▶ GIVEN TASK:
Return exactly, and only, the lines from the one holding "Convert this chart to Altair code." through the one holding "CX, CY = 333, 333", both included; the pictures stay out.

▶ AVAILABLE RECORDS:

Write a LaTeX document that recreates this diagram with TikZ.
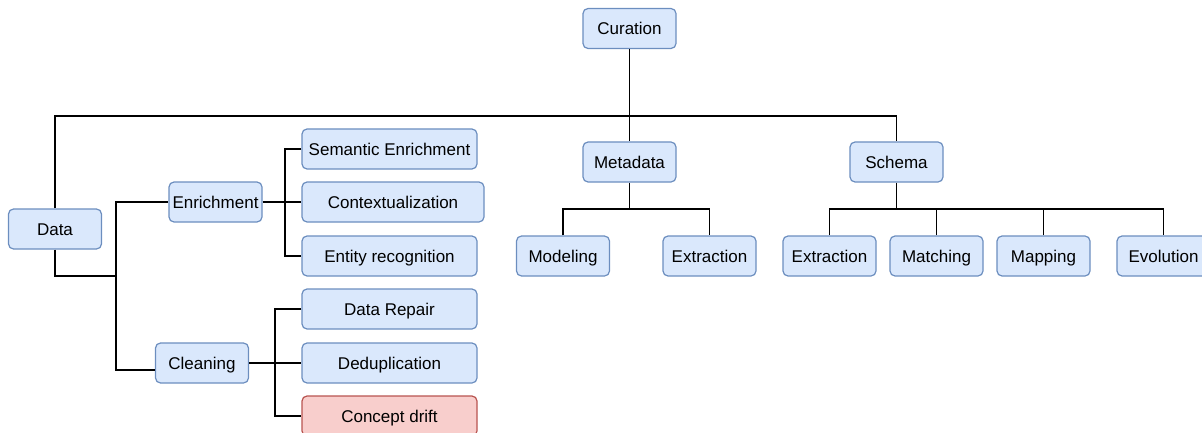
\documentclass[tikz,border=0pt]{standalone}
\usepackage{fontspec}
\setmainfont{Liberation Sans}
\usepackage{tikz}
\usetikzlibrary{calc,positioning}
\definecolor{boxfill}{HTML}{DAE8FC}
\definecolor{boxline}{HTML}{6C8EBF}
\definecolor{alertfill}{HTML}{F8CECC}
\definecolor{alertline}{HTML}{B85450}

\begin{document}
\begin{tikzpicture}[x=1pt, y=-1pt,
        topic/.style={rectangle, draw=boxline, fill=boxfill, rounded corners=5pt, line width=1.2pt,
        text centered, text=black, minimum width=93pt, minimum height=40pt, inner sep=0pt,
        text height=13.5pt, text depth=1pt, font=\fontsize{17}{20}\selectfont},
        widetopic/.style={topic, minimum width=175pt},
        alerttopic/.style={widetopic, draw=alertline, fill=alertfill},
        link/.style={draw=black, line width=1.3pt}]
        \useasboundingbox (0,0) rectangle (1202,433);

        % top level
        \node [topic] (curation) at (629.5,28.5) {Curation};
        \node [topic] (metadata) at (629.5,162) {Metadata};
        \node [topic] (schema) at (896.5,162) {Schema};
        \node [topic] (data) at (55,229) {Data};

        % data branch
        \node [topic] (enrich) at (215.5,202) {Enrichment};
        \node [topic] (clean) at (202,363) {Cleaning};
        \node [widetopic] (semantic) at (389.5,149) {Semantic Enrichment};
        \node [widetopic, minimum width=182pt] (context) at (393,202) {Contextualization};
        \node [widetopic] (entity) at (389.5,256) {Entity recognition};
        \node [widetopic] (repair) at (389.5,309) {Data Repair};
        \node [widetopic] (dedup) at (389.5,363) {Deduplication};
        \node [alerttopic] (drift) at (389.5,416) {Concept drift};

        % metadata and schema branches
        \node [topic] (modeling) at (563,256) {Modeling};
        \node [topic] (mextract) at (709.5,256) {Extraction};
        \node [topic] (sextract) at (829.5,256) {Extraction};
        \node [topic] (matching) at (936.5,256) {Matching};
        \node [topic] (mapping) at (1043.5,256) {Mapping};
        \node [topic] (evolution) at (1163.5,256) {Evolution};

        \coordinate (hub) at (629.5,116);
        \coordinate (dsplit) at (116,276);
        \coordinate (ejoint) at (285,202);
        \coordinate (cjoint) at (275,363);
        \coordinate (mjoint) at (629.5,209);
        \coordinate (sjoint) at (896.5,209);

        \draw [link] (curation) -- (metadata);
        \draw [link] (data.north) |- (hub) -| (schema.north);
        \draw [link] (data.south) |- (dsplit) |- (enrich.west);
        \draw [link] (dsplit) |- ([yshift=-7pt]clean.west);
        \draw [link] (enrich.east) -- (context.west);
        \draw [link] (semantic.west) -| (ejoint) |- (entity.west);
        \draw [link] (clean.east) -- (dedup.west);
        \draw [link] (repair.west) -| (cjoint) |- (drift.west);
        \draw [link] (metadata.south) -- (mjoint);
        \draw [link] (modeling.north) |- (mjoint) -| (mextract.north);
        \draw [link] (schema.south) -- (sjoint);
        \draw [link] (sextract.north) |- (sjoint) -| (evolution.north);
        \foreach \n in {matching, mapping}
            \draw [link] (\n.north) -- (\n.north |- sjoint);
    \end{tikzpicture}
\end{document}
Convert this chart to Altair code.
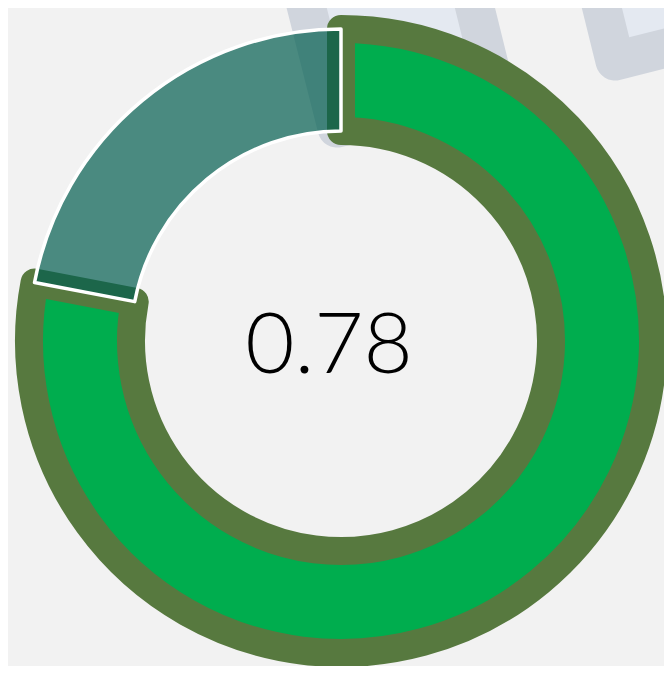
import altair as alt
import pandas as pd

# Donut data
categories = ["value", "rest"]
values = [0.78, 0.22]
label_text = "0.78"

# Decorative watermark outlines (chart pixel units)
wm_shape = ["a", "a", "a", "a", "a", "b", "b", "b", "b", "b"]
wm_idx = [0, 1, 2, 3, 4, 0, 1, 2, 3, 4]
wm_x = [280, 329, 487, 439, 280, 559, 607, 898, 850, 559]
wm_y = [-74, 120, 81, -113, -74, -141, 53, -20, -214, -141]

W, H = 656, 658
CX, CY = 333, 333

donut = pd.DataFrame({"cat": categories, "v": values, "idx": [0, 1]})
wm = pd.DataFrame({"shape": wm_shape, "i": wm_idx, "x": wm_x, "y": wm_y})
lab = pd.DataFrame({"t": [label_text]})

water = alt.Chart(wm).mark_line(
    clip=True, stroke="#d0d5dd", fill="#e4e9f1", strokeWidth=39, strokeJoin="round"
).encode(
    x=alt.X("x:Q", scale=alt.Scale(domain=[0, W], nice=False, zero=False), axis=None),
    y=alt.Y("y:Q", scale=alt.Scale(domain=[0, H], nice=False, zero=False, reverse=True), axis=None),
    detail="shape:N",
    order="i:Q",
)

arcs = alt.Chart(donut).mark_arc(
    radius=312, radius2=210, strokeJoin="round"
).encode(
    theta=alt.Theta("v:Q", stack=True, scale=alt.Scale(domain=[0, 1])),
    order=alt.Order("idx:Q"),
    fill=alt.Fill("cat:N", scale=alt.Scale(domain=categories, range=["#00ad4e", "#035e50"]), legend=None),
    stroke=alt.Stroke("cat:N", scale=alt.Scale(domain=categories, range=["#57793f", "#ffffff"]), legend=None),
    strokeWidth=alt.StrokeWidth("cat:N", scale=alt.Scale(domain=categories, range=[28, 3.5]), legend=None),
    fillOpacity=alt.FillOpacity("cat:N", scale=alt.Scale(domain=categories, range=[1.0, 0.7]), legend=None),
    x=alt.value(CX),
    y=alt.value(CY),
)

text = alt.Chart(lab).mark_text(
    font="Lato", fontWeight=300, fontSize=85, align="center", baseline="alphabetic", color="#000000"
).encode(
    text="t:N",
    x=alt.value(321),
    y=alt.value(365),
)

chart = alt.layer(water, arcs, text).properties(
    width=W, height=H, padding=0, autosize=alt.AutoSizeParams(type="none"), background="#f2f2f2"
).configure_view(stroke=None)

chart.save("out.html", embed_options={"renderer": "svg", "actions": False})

▶ RESPONSE BELOW:
Convert this chart to Altair code.
import altair as alt
import pandas as pd

# Donut data
categories = ["value", "rest"]
values = [0.78, 0.22]
label_text = "0.78"

# Decorative watermark outlines (chart pixel units)
wm_shape = ["a", "a", "a", "a", "a", "b", "b", "b", "b", "b"]
wm_idx = [0, 1, 2, 3, 4, 0, 1, 2, 3, 4]
wm_x = [280, 329, 487, 439, 280, 559, 607, 898, 850, 559]
wm_y = [-74, 120, 81, -113, -74, -141, 53, -20, -214, -141]

W, H = 656, 658
CX, CY = 333, 333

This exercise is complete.